Eric does want people to be interested in the data. Quora has more than 200 million monthly active users, who interact through questions ranging from, “Why do bees die after they sting?” to “What are the best tips for raising venture capital funding?”

That data is interesting! But when the first thing that a candidate from a research background says in an interview is that they’re interested in Quora’s dataset, “that can be a red flag. It sounds like you’re still thinking about writing papers.” Quora won’t benefit from hiring a data scientist who is stuck in a pure research mindset to the detriment of discovering insights that can be applied to the company’s product and growth.

This is one of the biggest divisions among candidates. There are those who care about whether their work determines the success of the company where they work, and those who don’t. At a corporation with tens of thousands or hundreds of thousands of employees, employees may not be able to see their impact, and so in some cases it’s okay for them to be hyper-focused without feeling especially responsible for the company’s overall success.
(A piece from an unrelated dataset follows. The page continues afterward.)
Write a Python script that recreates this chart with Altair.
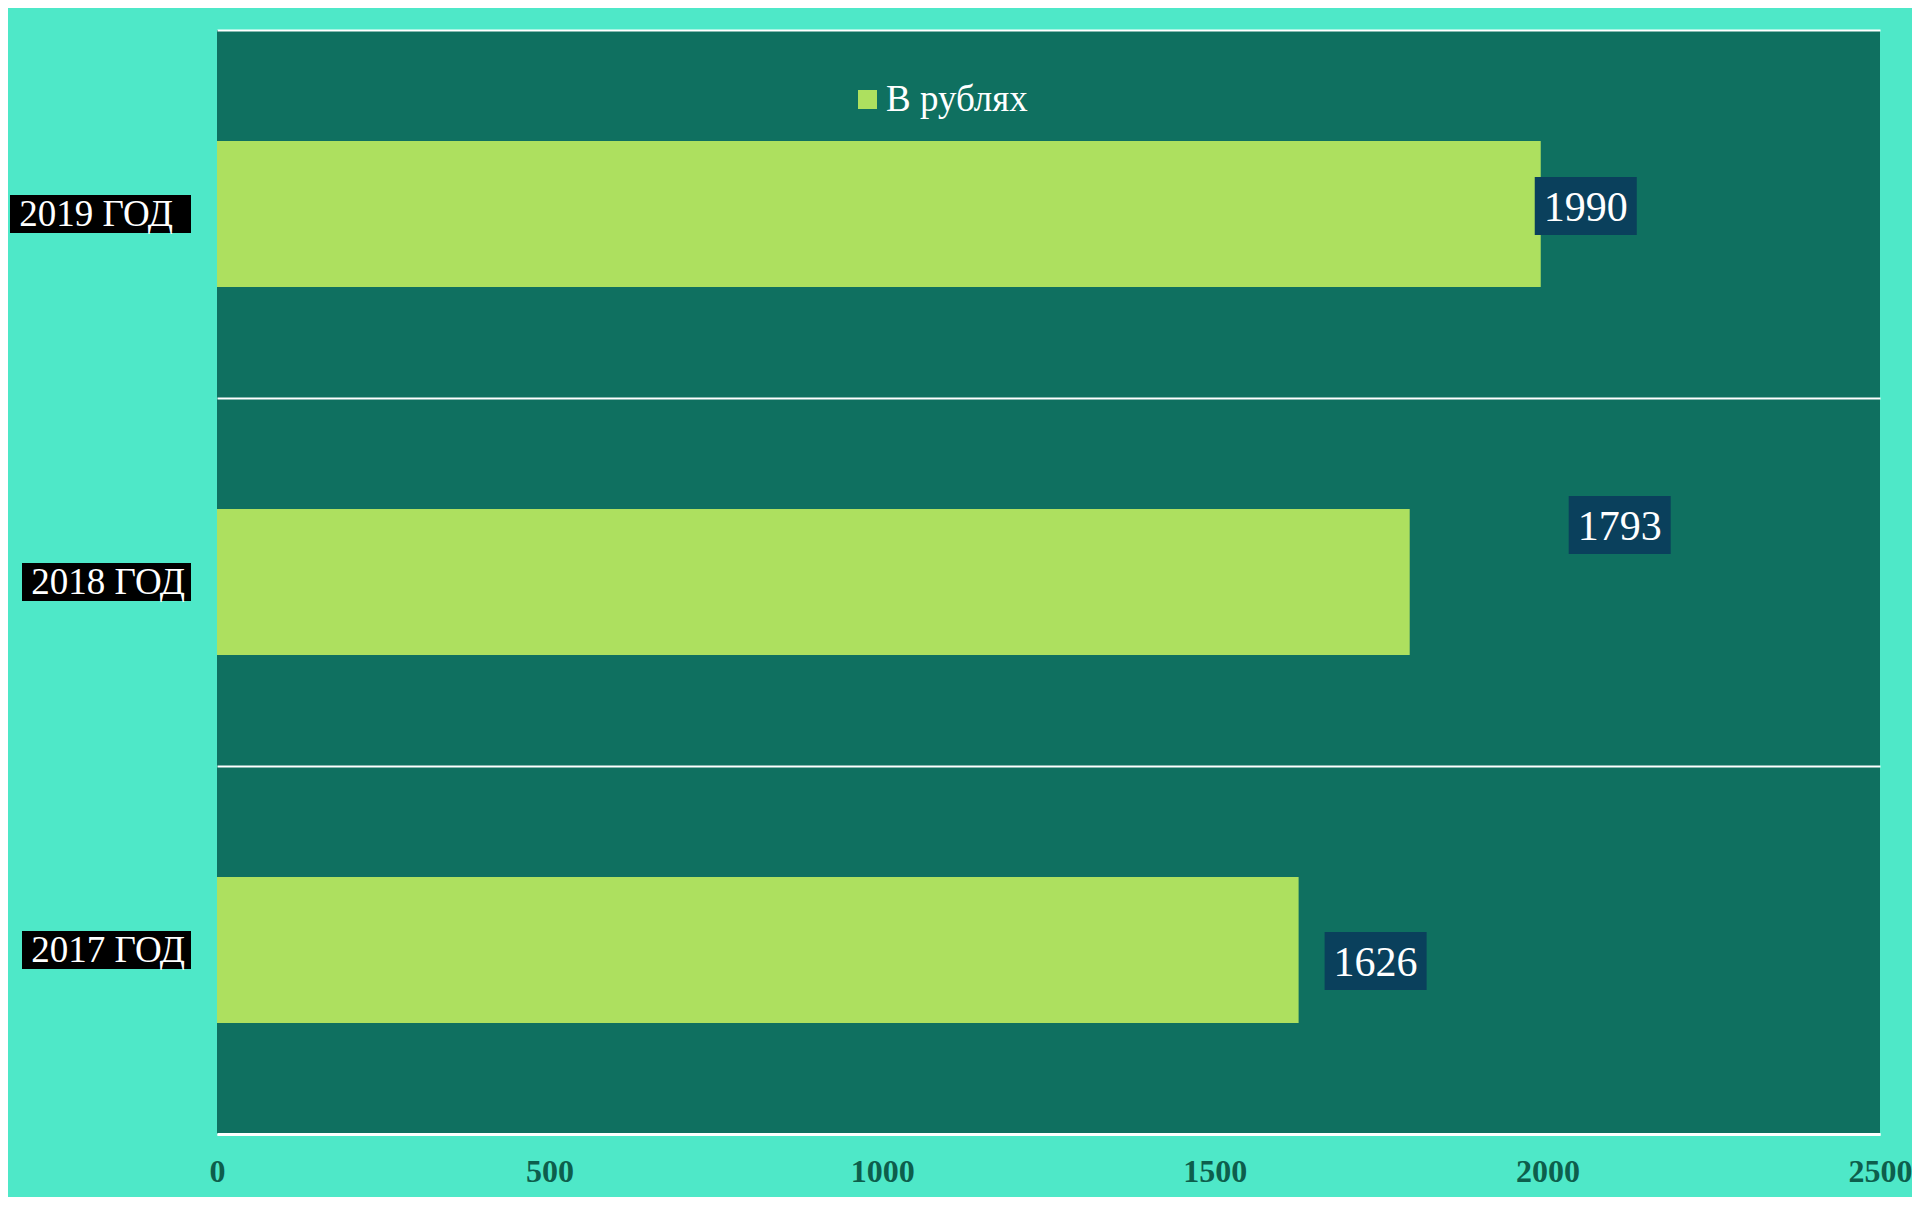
import altair as alt
import pandas as pd

years = ["2019 ГОД", "2018 ГОД", "2017 ГОД"]
values = [1990, 1793, 1626]
series = ["В рублях", "В рублях", "В рублях"]
x_ticks = [0, 500, 1000, 1500, 2000, 2500]

df = pd.DataFrame({"year": years, "value": values, "series": series})

# style: where each data-label box sits relative to its bar end / band centre (px)
label_offsets = {"2019 ГОД": (45, -8), "2018 ГОД": (210, -57), "2017 ГОД": (77, 11)}
# style: category-label box left edge and text right edge (px from plot origin)
cat_label_pos = {"2019 ГОД": (-207, -44), "2018 ГОД": (-195, -32), "2017 ГОД": (-195, -32)}

SERIF = "Liberation Serif"
BG = "#4EE8C8"
PLOT_BG = "#0F7060"
BAR = "#ADE05F"
BOX = "#0A405C"

y_main = alt.Y(
    "year:N", sort=years,
    scale=alt.Scale(paddingInner=0, paddingOuter=0),
    axis=alt.Axis(title=None, labels=False, ticks=False, domain=False,
                  grid=True, gridColor="white", gridWidth=2, tickBand="extent"),
)
y_plain = alt.Y("year:N", sort=years)

x_main = alt.X(
    "value:Q",
    scale=alt.Scale(domain=[0, 2500], nice=False, zero=True),
    axis=alt.Axis(title=None, values=x_ticks, format="d", grid=False, ticks=False,
                  domainColor="white", domainWidth=3,
                  labelFont=SERIF, labelFontSize=32, labelFontWeight="bold",
                  labelColor="#0D5E4C", labelPadding=22,
                  labelFlush=False, labelOverlap=False),
)

base = alt.Chart(df)

bars = base.mark_bar(size=146).encode(
    y=y_main,
    x=x_main,
    color=alt.Color(
        "series:N",
        scale=alt.Scale(range=[BAR]),
        legend=alt.Legend(
            title=None, orient="none", legendX=632, legendY=51,
            symbolType="square", symbolSize=361, symbolStrokeWidth=0,
            labelFont=SERIF, labelFontSize=37, labelColor="white",
            labelOffset=0, padding=0,
        ),
    ),
)

layers = [bars]
for yr, (left, right) in cat_label_pos.items():
    sub = base.transform_filter(alt.datum.year == yr)
    layers.append(sub.mark_bar(size=38, color="black").encode(
        y=y_plain, x=alt.value(left), x2=alt.value(-26)))
    layers.append(sub.mark_text(
        align="right", baseline="middle", font=SERIF, fontSize=37, color="white", dy=1
    ).encode(y=y_plain, x=alt.value(right), text="year:N"))

for yr, (dx, dy) in label_offsets.items():
    sub = base.transform_filter(alt.datum.year == yr)
    box = sub.mark_bar(size=58, color=BOX, xOffset=dx - 51, x2Offset=dx + 51,
                       yOffset=dy).encode(y=y_plain, x="value:Q", x2="value:Q")
    txt = sub.mark_text(align="center", baseline="middle", font=SERIF,
                        fontSize=42, color="white", dx=dx, dy=dy + 2).encode(
        y=y_plain, x="value:Q", text="value:Q")
    layers += [box, txt]

chart = alt.layer(*layers).properties(
    width=1663, height=1104,
    autosize="none",
    padding={"left": 209, "top": 22, "right": 32, "bottom": 63},
    background=BG,
).configure_view(fill=PLOT_BG, stroke=None)

chart.save("out.html", embed_options={"renderer": "svg", "actions": False})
But Quora only has about 200 employees. It’s still at a stage where every person’s contribution matters in a direct way.

So when he’s interviewing candidates, Eric is looking for enthusiasm about product work and impactful data analysis. Even when he’s interviewing undergrads, he’s looking for them to be hungry to learn about product development as well as deploying and growing their technical skills. The best candidates are those who demonstrate interest in finding creative ways to increase user engagement, who want to tinker with a/b testing, or want to improve ad targeting in order to better target potential users or customers with the right content and products.

5: Disgruntled is good

Whereas some PhDs can be red-flag candidates due to a single-minded interest in the dataset, there’s another subset of PhDs that Eric says tend to excel in private sector data science jobs. He calls this type the “disgruntled grad student.”

These are graduate students who are sick of how slowly academic research moves, and want something faster and higher energy, where they can see the impact of their work sooner. Eric sees the same drive in undergraduate students who take on projects and jobs outside their studies. He sees it in private sector professionals who want more challenging jobs. What these three types of candidates have in common is that they want their work to make a difference in the success of the company.


The trick to identifying candidates who want to grow their skill sets, and have a zeal for product work, is to give them a chance to show you their best selves. Challenge them, put them under pressure, but also give them a sense of direction. Ultimately you want to make sure you are speaking the same language. Just like the candidates who know what they don’t like, but aren’t sure of what they want, you may not know what the ideal candidate looks like if you don’t give yourself a chance to see all your candidates clearly.